Handling dried sweet Annie can generate quite a bit of dust, but this will be minimised if you mist the branches with water before you start to work.
The fragrance of sweet Annie is more pronounced during humid weather. Some people like to hang a bunch in a bathroom, where the damp air will release the fragrance.
In the Middle Ages, Europeans would strew the dried foliage around their chambers as an air freshener and moth repellent. It was also thought to counteract many poisons as well as plague. Crumbling the dried herb over a carpet before vacuuming is another way to enjoy its sweet scent.
Artemisia annua has been used in traditional Chinese medicine for decades in the treatment of many diseases. The earliest record dates back to 200 BC, in the ‘Fifty-two Prescriptions’ unearthed from the Mawangdui Han Dynasty tombs. It is called qinghoa and used for the management of fevers and bleeding, for conditions of the digestive tract like flatulence and diarrhoea and for skin conditions such as dermatitis and eczema.
Its antimalarial application was first described, in Zhouhou Beiji Fang ‘The Handbook of Prescriptions for Emergencies’, edited in the middle of the fourth century by Ge Hong. In this book, 43 malaria treatment methods were recorded. In modern allopathic medicine, a chemical component of this plant has shown astounding activity in the treatment of malaria. This constituent is a sesquiterpene lactone called artemisinin and it appears to kill and inhibit the growth of malaria-causing protozoa like Plasmodium falciparum.
Both Sweet Annie and Absinthe Wormwood were sometimes used to flavour beer before the Bavarian Purity law dictated that only hops, barley and water could be used in beer.
Sweet Annie is used in tea from leaves and flowers dried or not. But is anything but sweet, it's fairly bitter and medicinal tasting, and most people would dislike it.
Artemisia species provide a wonderful range of greens from baby's breath to nettle green.
Artemisia annua is native to southeastern Europe, northern Africa, and Iran. It has found throughout the world, especially in temperate zones at altitudes between 1000 and 1500 meters.
The genus name artemisia ultimately derives from the Greek goddess Artemis (Roman Diana), the namesake of Greek Queens Artemisia I and II. A more specific reference may be to Artemisia II of Caria, a botanist and medical researcher who died in 350 BC. The genus includes over 400 plants, including the delectable herb tarragon.
Artemisia II of Caria, a botanist and medical researcher who died in 350 BC. She was the sister, the wife, (yes, that is correct) and the successor of Greek/Persian King Mausolus.Because of her grief for her brother-husband, and the extravagant and downright bizarre forms it took, she became to later ages "a lasting example of chaste widowhood and of the purest and rarest kind of love", in the words of Giovanni Boccaccio. In art she was usually shown in the process of consuming his ashes, mixed with drink.
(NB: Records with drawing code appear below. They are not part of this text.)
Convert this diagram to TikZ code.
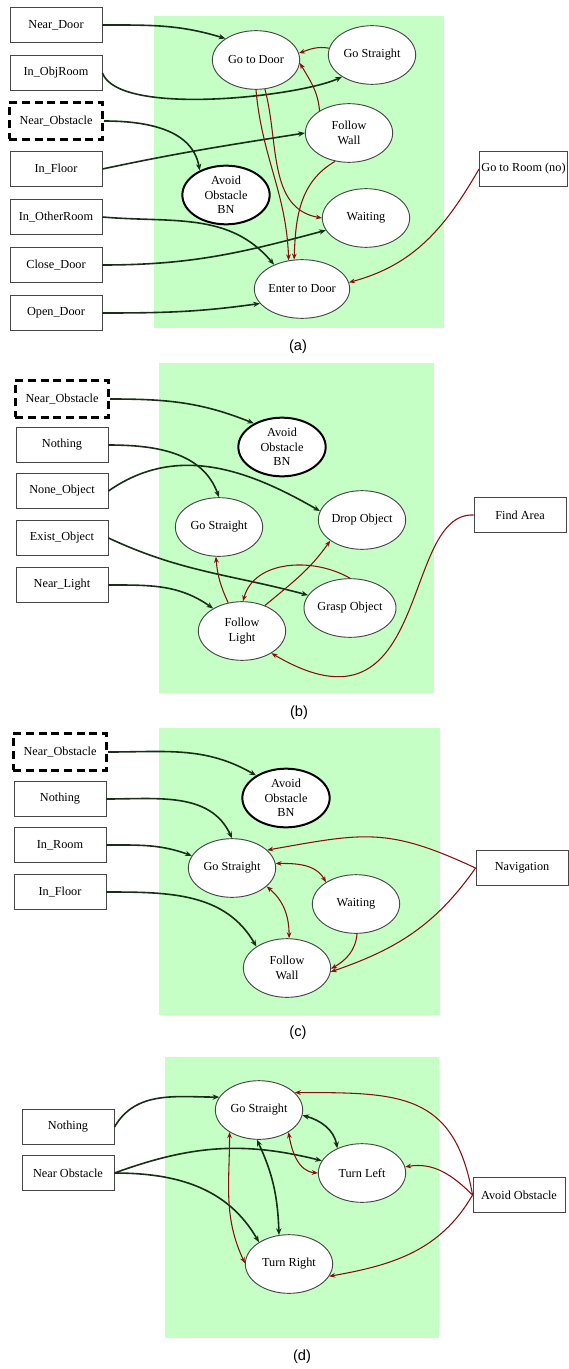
\documentclass[tikz,border=0pt]{standalone}
\usepackage{fontspec}
\setmainfont{Liberation Serif}
\newfontfamily\lblfont{Liberation Sans}
\usetikzlibrary{shapes.geometric,arrows.meta}
\definecolor{bgg}{RGB}{198,255,198}
\definecolor{blk}{RGB}{25,45,25}
\definecolor{redl}{RGB}{135,15,15}
\definecolor{bord}{RGB}{70,70,70}
\begin{document}
\begin{tikzpicture}[x=0.75pt,y=-0.75pt,font=\fontsize{9.2}{11}\selectfont,
  box/.style={draw=bord,line width=0.7pt,fill=white,minimum width=69pt,minimum height=26pt,inner sep=1pt},
  dbox/.style={box,draw=black,line width=2pt,dash pattern=on 6pt off 3.5pt,minimum width=70pt,minimum height=27.5pt},
  state/.style={ellipse,draw=bord,line width=0.7pt,fill=white,minimum width=65.5pt,minimum height=44pt,inner sep=0pt,align=center},
  bn/.style={state,draw=black,line width=1.5pt},
  ba/.style={draw=blk,line width=1.2pt,-{Stealth[length=5pt,width=4pt]}},
  bb/.style={draw=blk,line width=1.2pt,{Stealth[length=5pt,width=4pt]}-{Stealth[length=5pt,width=4pt]}},
  ra/.style={draw=redl,line width=0.8pt,-{Stealth[length=4.5pt,width=3.5pt]}},
  rb/.style={draw=redl,line width=0.8pt,{Stealth[length=4.5pt,width=3.5pt]}-{Stealth[length=4.5pt,width=3.5pt]}},
  lbl/.style={font=\lblfont\fontsize{11}{13}\selectfont}]
\useasboundingbox (0,0) rectangle (568,1369);
% green panels
\fill[bgg] (154,16) rectangle (444,328);
\fill[bgg] (159,363) rectangle (434,693);
\fill[bgg] (159,728) rectangle (440,1015);
\fill[bgg] (165,1057) rectangle (439,1338);

% ---------- (a) ----------
\node[box] (aND) at (56,25) {Near\_Door};
\node[box] (aOR) at (56,73) {In\_ObjRoom};
\node[dbox] (aNO) at (56,121) {Near\_Obstacle};
\node[box] (aIF) at (56,169) {In\_Floor};
\node[box] (aIO) at (56,217) {In\_OtherRoom};
\node[box] (aCD) at (56,265) {Close\_Door};
\node[box] (aOD) at (56,313) {Open\_Door};
\node[state] (aGD) at (256,60) {Go to Door};
\node[state] (aGS) at (372,55) {Go Straight};
\node[state] (aFW) at (349,133) {Follow\\Wall};
\node[bn] (aAO) at (226,195) {Avoid\\Obstacle\\BN};
\node[state] (aWT) at (366,218) {Waiting};
\node[state] (aED) at (302,289) {Enter to Door};
\node[box,minimum width=66pt] (aGR) at (523.5,169) {Go to Room (no)};
\node[lbl] (la) at (298,347) {(a)};

\draw[ba] (aND.east) to[out=0,in=163] (aGD.145);
\draw[ba] (aOR.east) to[out=-70,in=205,looseness=0.5] (aGS.216);
\draw[ba] (aNO.east) to[out=0,in=100] (aAO.137);
\draw[ba] (aIF.east) to[out=12,in=189] (aFW.west);
\draw[ba] (aIO.east) to[out=-5,in=130] (aED.139);
\draw[ba] (aCD.east) to[out=0,in=195] (aWT.197);
\draw[ba] (aOD.east) to[out=0,in=188] (aED.199);
\draw[ra] (aGS.171) to[out=170,in=20] (aGD.9);
\draw[ra] (aFW.143) to[out=95,in=-60] (aGD.-4);
\draw[ra] (aGD.-90) to[out=-85,in=92] (aED.115);
\draw[ra] (aGD.-73) to[out=-75,in=170] (aWT.180);
\draw[ra] (aFW.-116) to[out=-150,in=88] (aED.105);
\draw[ra] (aGR.west) to[out=240,in=15] (aED.8);

% ---------- (b) ----------
\node[dbox] (bNO) at (62,399) {Near\_Obstacle};
\node[box] (bNT) at (62,445) {Nothing};
\node[box] (bNB) at (62,491) {None\_Object};
\node[box] (bEO) at (62,538) {Exist\_Object};
\node[box] (bNL) at (62,585) {Near\_Light};
\node[bn] (bAO) at (282,447) {Avoid\\Obstacle\\BN};
\node[state] (bGS) at (219,527) {Go Straight};
\node[state] (bDO) at (362,520) {Drop Object};
\node[state] (bGO) at (350,608) {Grasp Object};
\node[state] (bFL) at (242,631) {Follow\\Light};
\node[box] (bFA) at (520,515) {Find Area};
\node[lbl] (lb) at (299,713) {(b)};

\draw[ba] (bNO.east) to[out=0,in=158] (bAO.140);
\draw[ba] (bNT.east) to[out=0,in=110] (bGS.90);
\draw[ba] (bNB.east) to[out=35,in=150] (bDO.168);
\draw[ba] (bEO.east) to[out=-25,in=165] (bGO.163);
\draw[ba] (bNL.east) to[out=0,in=145] (bFL.142);
\draw[ra] (bFL.116) to[out=115,in=-85] (bGS.-96);
\draw[ra] (bFL.48) to[out=40,in=235] (bDO.213);
\draw[ra] (bGO.90) to[out=150,in=75] (bFL.88);
\draw[ra] (bFA.west) .. controls (400,512) and (432,748) .. (bFL.-37);

% ---------- (c) ----------
\node[dbox] (cNO) at (60,752) {Near\_Obstacle};
\node[box] (cNT) at (60,799) {Nothing};
\node[box] (cIR) at (60,845) {In\_Room};
\node[box] (cIF) at (60,892) {In\_Floor};
\node[bn] (cAO) at (286,798) {Avoid\\Obstacle\\BN};
\node[state] (cGS) at (232,868) {Go Straight};
\node[state] (cWT) at (356,904) {Waiting};
\node[state] (cFW) at (287,968) {Follow\\Wall};
\node[box] (cNV) at (522,868) {Navigation};
\node[lbl] (lc) at (298,1033) {(c)};

\draw[ba] (cNO.east) to[out=0,in=150] (cAO.143);
\draw[ba] (cNT.east) to[out=0,in=115] (cGS.90);
\draw[ba] (cIR.east) to[out=0,in=160] (cGS.163);
\draw[ba] (cIF.east) to[out=0,in=120] (cFW.145);
\draw[ra] (cNV.west) to[out=155,in=10,looseness=1.2] (cGS.27);
\draw[ra] (cNV.west) to[out=235,in=19] (cFW.-5);
\draw[rb] (cGS.6) to[out=0,in=120] (cWT.144);
\draw[rb] (cGS.-28) to[out=-40,in=90] (cFW.86);
\draw[ra] (cWT.-88) to[out=-95,in=30] (cFW.-1);

% ---------- (d) ----------
\node[box] (dNT) at (68,1127) {Nothing};
\node[box] (dNB) at (68,1173) {Near Obstacle};
\node[state] (dGS) at (259,1110) {Go Straight};
\node[state] (dTL) at (362,1173) {Turn Left};
\node[state] (dTR) at (289,1264) {Turn Right};
\node[box] (dAO) at (519,1195) {Avoid Obstacle};
\node[lbl] (ld) at (302,1357) {(d)};

\draw[ba] (dNT.east) to[out=60,in=180] (dGS.162);
\draw[ba] (dNB.east) to[out=20,in=166] (dTL.163);
\draw[ba] (dNB.east) to[out=0,in=120] (dTR.144);
\draw[bb] (dGS.-94) to[out=-65,in=92] (dTR.109);
\draw[bb] (dGS.-7) to[out=-15,in=100] (dTL.135);
\draw[rb] (dGS.217) to[out=-90,in=115] (dTR.179);
\draw[rb] (dGS.-37) to[out=-80,in=175] (dTL.180);
\draw[ra] (dAO.west) to[out=100,in=0,looseness=1.3] (dGS.26);
\draw[ra] (dAO.west) to[out=135,in=10] (dTL.8);
\draw[ra] (dAO.west) to[out=240,in=10] (dTR.-17);
\end{tikzpicture}
\end{document}
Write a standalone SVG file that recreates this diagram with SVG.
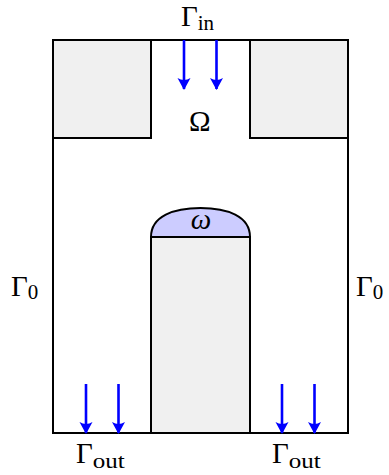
<svg xmlns="http://www.w3.org/2000/svg" width="389" height="475" viewBox="0 0 389 475">
<style>
.wall{fill:none;stroke:#000;stroke-width:2}
.solid{fill:#f0f0f0;stroke:#000;stroke-width:2}
.dome{fill:#ccccff;stroke:#000;stroke-width:2}
.flow{stroke:#0000ff;stroke-width:2.6;fill:none;marker-end:url(#ah)}
.lbl{font-family:"Liberation Serif","DejaVu Serif",serif;fill:#000;font-size:29px}
.sub{font-size:21px}
</style>
<defs>
<marker id="ah" markerUnits="userSpaceOnUse" markerWidth="16" markerHeight="16" viewBox="-12 -8 14 16" refX="0" refY="0" orient="auto">
<path d="M1,0 L-11,-6.5 Q-7,0 -11,6.5 Z" fill="#0000ff"/>
</marker>
</defs>
<rect width="389" height="475" fill="#fff"/>
<g id="domain">
<rect class="wall" x="53" y="40" width="295" height="393"/>
</g>
<g id="left-block"><rect class="solid" x="53" y="40" width="98" height="98"/></g>
<g id="right-block"><rect class="solid" x="250" y="40" width="98" height="98"/></g>
<g id="pillar"><rect class="solid" x="151" y="237" width="99" height="196"/></g>
<g id="omega-small"><path class="dome" d="M151,237 C151,216 174,208 200.5,208 C227,208 250,216 250,237 Z"/>
<text class="lbl" x="201" y="229" font-style="italic" font-size="23" text-anchor="middle">ω</text></g>
<g id="connectors">
<line class="flow" x1="184" y1="40" x2="184" y2="89"/>
<line class="flow" x1="216.5" y1="40" x2="216.5" y2="89"/>
<line class="flow" x1="86" y1="384" x2="86" y2="433"/>
<line class="flow" x1="118.5" y1="384" x2="118.5" y2="433"/>
<line class="flow" x1="282" y1="384" x2="282" y2="433"/>
<line class="flow" x1="314.5" y1="384" x2="314.5" y2="433"/>
</g>
<g id="labels">
<text class="lbl" x="181" y="26">Γ<tspan class="sub" dy="4">in</tspan></text>
<text class="lbl" x="189" y="131">Ω</text>
<text class="lbl" x="11" y="296">Γ<tspan class="sub" dy="3">0</tspan></text>
<text class="lbl" x="356" y="296">Γ<tspan class="sub" dy="3">0</tspan></text>
<text class="lbl" x="76" y="463">Γ<tspan class="sub" dy="5" textLength="32" lengthAdjust="spacingAndGlyphs">out</tspan></text>
<text class="lbl" x="272" y="463">Γ<tspan class="sub" dy="5" textLength="32" lengthAdjust="spacingAndGlyphs">out</tspan></text>
</g>
</svg>
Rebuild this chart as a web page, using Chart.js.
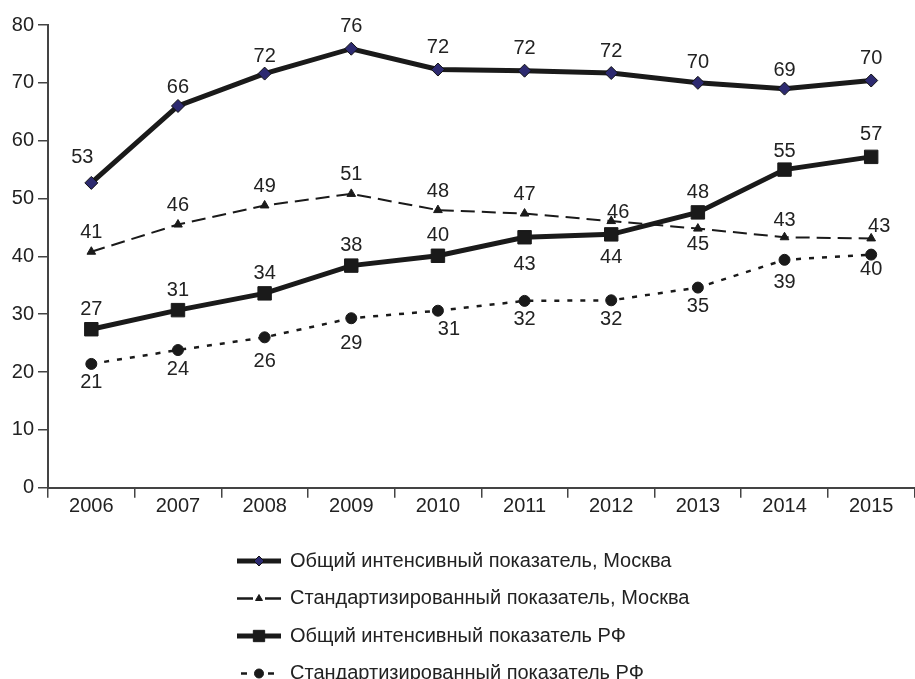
<!DOCTYPE html>
<html>
<head>
<meta charset="utf-8">
<script src="https://cdn.jsdelivr.net/npm/chart.js@4.4.0/dist/chart.umd.min.js"></script>
<style>
html,body{margin:0;padding:0;background:#fff;overflow:hidden;}
#wrap{width:925px;height:679px;}
</style>
</head>
<body>
<div id="wrap"><canvas id="myChart" width="925" height="679"></canvas></div>
<script>
const years=['2006','2007','2008','2009','2010','2011','2012','2013','2014','2015'];
const moscowTotal=[52.7,66.0,71.6,75.9,72.3,72.1,71.7,70.0,69.0,70.4];
const moscowStd=[40.8,45.5,48.8,50.8,48.0,47.4,46.1,44.8,43.3,43.1];
const rfTotal=[27.4,30.7,33.6,38.4,40.1,43.3,43.8,47.6,55.0,57.2];
const rfStd=[21.4,23.8,26.0,29.3,30.6,32.3,32.4,34.6,39.4,40.3];
const seriesNames=[
  'Общий интенсивный показатель, Москва',
  'Стандартизированный показатель, Москва',
  'Общий интенсивный показатель РФ',
  'Стандартизированный показатель РФ'
];
const yMin=0, yMax=80, yStep=10;

const FONT='"Liberation Sans", Arial, sans-serif';
const INK='#1a1a1a';

// where each value label sits relative to its point: default offset per series, plus a few exceptions
const labelPlace=[
  {dy:-22, at:{0:[-9,-25],1:[0,-18],2:[0,-17],4:[0,-22],7:[0,-20],8:[0,-18]}},
  {dy:-19, at:{6:[7,-9],7:[0,16],8:[0,-17],9:[8,-12]}},
  {dy:-20, at:{5:[0,27],6:[0,23],8:[0,-18],9:[0,-22]}},
  {dy:19, at:{2:[0,24],3:[0,25],4:[11,19],8:[0,23],9:[0,15]}}
];

const valueLabels={
  id:'valueLabels',
  afterDatasetsDraw(chart){
    const ctx=chart.ctx;
    ctx.save();
    ctx.font='20px '+FONT;
    ctx.fillStyle='#222';
    ctx.textAlign='center';
    ctx.textBaseline='middle';
    chart.data.datasets.forEach((ds,i)=>{
      const meta=chart.getDatasetMeta(i);
      const place=labelPlace[i];
      meta.data.forEach((pt,j)=>{
        const off=place.at[j]||[0,place.dy];
        ctx.fillText(String(Math.round(ds.data[j])),pt.x+off[0],pt.y+off[1]);
      });
    });
    ctx.restore();
  }
};

// legend stacked one entry per row under the axis
const legendRows={
  id:'legendRows',
  afterDraw(chart){
    const ctx=chart.ctx;
    const x0=237, x1=281, mx=259, tx=290;
    chart.data.datasets.forEach((ds,i)=>{
      const y=561+i*37.5;
      ctx.save();
      ctx.strokeStyle=INK;
      ctx.lineWidth=ds.legendWidth;
      if(ds.legendDash) ctx.setLineDash(ds.legendDash);
      ctx.beginPath();ctx.moveTo(ds.legendDash?241:x0,y);ctx.lineTo(x1,y);ctx.stroke();
      ctx.restore();
      if(ds.legendGap){
        ctx.save();
        ctx.fillStyle='#fff';
        ctx.fillRect(mx-ds.legendGap,y-3,ds.legendGap*2,6);
        ctx.restore();
      }
      ctx.save();
      ctx.fillStyle=ds.pointBackgroundColor;
      ctx.strokeStyle=ds.pointBorderColor;
      ctx.lineWidth=1;
      Chart.helpers.drawPoint(ctx,{pointStyle:ds.pointStyle,radius:ds.legendRadius,borderWidth:1},mx,y);
      ctx.restore();
      ctx.save();
      ctx.font='20px '+FONT;
      ctx.fillStyle='#222';
      ctx.textBaseline='middle';
      ctx.fillText(seriesNames[i],tx,y);
      ctx.restore();
    });
  }
};

const ctx=document.getElementById('myChart');
new Chart(ctx,{
  type:'line',
  data:{
    labels:years,
    datasets:[{
      label:seriesNames[0],
      data:moscowTotal,
      borderColor:INK,
      borderWidth:5,
      pointStyle:'rectRot',
      pointRadius:6.5,
      pointBackgroundColor:'#2d2a70',
      pointBorderColor:'#111',
      pointBorderWidth:1,
      legendWidth:5,
      legendRadius:5
    },{
      label:seriesNames[1],
      data:moscowStd,
      borderColor:INK,
      borderWidth:2,
      borderDash:[14,7],
      pointStyle:'triangle',
      pointRadius:5,
      pointBackgroundColor:INK,
      pointBorderColor:INK,
      pointBorderWidth:1,
      legendWidth:2.5,
      legendGap:6,
      legendRadius:4
    },{
      label:seriesNames[2],
      data:rfTotal,
      borderColor:INK,
      borderWidth:5,
      pointStyle:'rect',
      pointRadius:9.5,
      pointBackgroundColor:INK,
      pointBorderColor:INK,
      pointBorderWidth:1,
      legendWidth:5,
      legendRadius:8
    },{
      label:seriesNames[3],
      data:rfStd,
      borderColor:INK,
      borderWidth:2.5,
      borderDash:[5,8],
      pointStyle:'circle',
      pointRadius:5.5,
      pointBackgroundColor:INK,
      pointBorderColor:INK,
      pointBorderWidth:1,
      legendWidth:2.5,
      legendDash:[6,21,6,10],
      legendRadius:4.5
    }]
  },
  options:{
    responsive:false,
    animation:false,
    devicePixelRatio:1,
    layout:{padding:{top:25,right:3,bottom:161.3,left:0}},
    elements:{line:{tension:0,fill:false}},
    plugins:{legend:{display:false},tooltip:{enabled:false}},
    scales:{
      x:{
        offset:true,
        grid:{offset:true,drawOnChartArea:false,drawTicks:true,tickLength:10,color:'#444',lineWidth:1.5},
        border:{color:'#444',width:2},
        ticks:{color:'#222',font:{size:20,family:FONT},padding:-3,maxRotation:0},
        afterFit(s){s.height=30;}
      },
      y:{
        min:yMin,max:yMax,
        grid:{drawOnChartArea:false,drawTicks:true,tickLength:10,color:'#444',lineWidth:1.5},
        border:{color:'#444',width:2},
        ticks:{stepSize:yStep,color:'#222',font:{size:20,family:FONT},padding:4},
        afterFit(s){s.width=48;}
      }
    }
  },
  plugins:[valueLabels,legendRows]
});
</script>
</body>
</html>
To perpetuate his memory she built at Halicarnassus the celebrated Mausoleum at Halicarnassus, listed by Antipater of Sidon as one of the Seven Wonders of the Ancient World and whose name subsequently became the generic term for any splendid sepulchral monument, the word mausoleum.
The specific name annua is Latin and means year or annual and refers to the annual biological cycle of this plant.
Common names include Sweet Annie, Sweet sagewort, Sweet woodworm, and Chinese woodworm and is called Qing Hao in China.
The name Annie is used as a pet form of Anne and Anna and means gracious, full of grace, gentle towards others.